- **DATASET EXCERPT**
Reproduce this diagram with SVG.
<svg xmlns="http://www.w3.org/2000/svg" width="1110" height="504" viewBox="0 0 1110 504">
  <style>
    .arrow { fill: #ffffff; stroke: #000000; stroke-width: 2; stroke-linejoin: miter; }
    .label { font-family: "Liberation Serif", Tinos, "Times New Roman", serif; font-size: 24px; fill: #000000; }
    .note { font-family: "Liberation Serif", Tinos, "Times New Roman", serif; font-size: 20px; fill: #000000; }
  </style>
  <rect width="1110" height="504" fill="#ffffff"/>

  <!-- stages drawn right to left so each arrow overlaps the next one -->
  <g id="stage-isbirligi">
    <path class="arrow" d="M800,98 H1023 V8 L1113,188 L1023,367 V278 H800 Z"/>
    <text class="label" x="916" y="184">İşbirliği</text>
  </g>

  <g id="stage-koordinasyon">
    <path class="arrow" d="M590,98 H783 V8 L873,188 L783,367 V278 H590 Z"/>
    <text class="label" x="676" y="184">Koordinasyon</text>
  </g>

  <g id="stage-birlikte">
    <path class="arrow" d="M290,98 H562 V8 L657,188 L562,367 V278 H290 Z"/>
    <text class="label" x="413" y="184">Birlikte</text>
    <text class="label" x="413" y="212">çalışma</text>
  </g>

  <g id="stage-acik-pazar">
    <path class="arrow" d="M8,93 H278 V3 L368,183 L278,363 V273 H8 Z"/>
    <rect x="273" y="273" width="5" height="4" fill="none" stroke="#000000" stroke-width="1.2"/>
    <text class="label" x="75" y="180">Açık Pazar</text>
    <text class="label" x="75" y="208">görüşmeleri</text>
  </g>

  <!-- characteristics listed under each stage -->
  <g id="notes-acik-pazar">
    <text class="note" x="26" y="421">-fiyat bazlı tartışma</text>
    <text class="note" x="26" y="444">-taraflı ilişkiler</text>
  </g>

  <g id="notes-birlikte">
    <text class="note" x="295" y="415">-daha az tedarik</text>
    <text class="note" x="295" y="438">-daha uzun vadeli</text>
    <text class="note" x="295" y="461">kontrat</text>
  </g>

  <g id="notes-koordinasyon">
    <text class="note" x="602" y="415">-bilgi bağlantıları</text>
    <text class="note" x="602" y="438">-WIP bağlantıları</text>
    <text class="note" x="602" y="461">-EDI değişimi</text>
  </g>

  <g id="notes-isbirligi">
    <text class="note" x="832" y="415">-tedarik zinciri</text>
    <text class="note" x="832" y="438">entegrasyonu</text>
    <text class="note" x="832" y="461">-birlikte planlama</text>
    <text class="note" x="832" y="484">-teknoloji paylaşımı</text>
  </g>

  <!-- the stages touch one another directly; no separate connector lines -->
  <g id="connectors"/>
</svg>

- **PROMPT**
Repeat the material above in full, keeping every word.

- **PROBLEM SOLUTION**
Reproduce this diagram with SVG.
<svg xmlns="http://www.w3.org/2000/svg" width="1110" height="504" viewBox="0 0 1110 504">
  <style>
    .arrow { fill: #ffffff; stroke: #000000; stroke-width: 2; stroke-linejoin: miter; }
    .label { font-family: "Liberation Serif", Tinos, "Times New Roman", serif; font-size: 24px; fill: #000000; }
    .note { font-family: "Liberation Serif", Tinos, "Times New Roman", serif; font-size: 20px; fill: #000000; }
  </style>
  <rect width="1110" height="504" fill="#ffffff"/>

  <!-- stages drawn right to left so each arrow overlaps the next one -->
  <g id="stage-isbirligi">
    <path class="arrow" d="M800,98 H1023 V8 L1113,188 L1023,367 V278 H800 Z"/>
    <text class="label" x="916" y="184">İşbirliği</text>
  </g>

  <g id="stage-koordinasyon">
    <path class="arrow" d="M590,98 H783 V8 L873,188 L783,367 V278 H590 Z"/>
    <text class="label" x="676" y="184">Koordinasyon</text>
  </g>

  <g id="stage-birlikte">
    <path class="arrow" d="M290,98 H562 V8 L657,188 L562,367 V278 H290 Z"/>
    <text class="label" x="413" y="184">Birlikte</text>
    <text class="label" x="413" y="212">çalışma</text>
  </g>

  <g id="stage-acik-pazar">
    <path class="arrow" d="M8,93 H278 V3 L368,183 L278,363 V273 H8 Z"/>
    <rect x="273" y="273" width="5" height="4" fill="none" stroke="#000000" stroke-width="1.2"/>
    <text class="label" x="75" y="180">Açık Pazar</text>
    <text class="label" x="75" y="208">görüşmeleri</text>
  </g>

  <!-- characteristics listed under each stage -->
  <g id="notes-acik-pazar">
    <text class="note" x="26" y="421">-fiyat bazlı tartışma</text>
    <text class="note" x="26" y="444">-taraflı ilişkiler</text>
  </g>

  <g id="notes-birlikte">
    <text class="note" x="295" y="415">-daha az tedarik</text>
    <text class="note" x="295" y="438">-daha uzun vadeli</text>
    <text class="note" x="295" y="461">kontrat</text>
  </g>

  <g id="notes-koordinasyon">
    <text class="note" x="602" y="415">-bilgi bağlantıları</text>
    <text class="note" x="602" y="438">-WIP bağlantıları</text>
    <text class="note" x="602" y="461">-EDI değişimi</text>
  </g>

  <g id="notes-isbirligi">
    <text class="note" x="832" y="415">-tedarik zinciri</text>
    <text class="note" x="832" y="438">entegrasyonu</text>
    <text class="note" x="832" y="461">-birlikte planlama</text>
    <text class="note" x="832" y="484">-teknoloji paylaşımı</text>
  </g>

  <!-- the stages touch one another directly; no separate connector lines -->
  <g id="connectors"/>
</svg>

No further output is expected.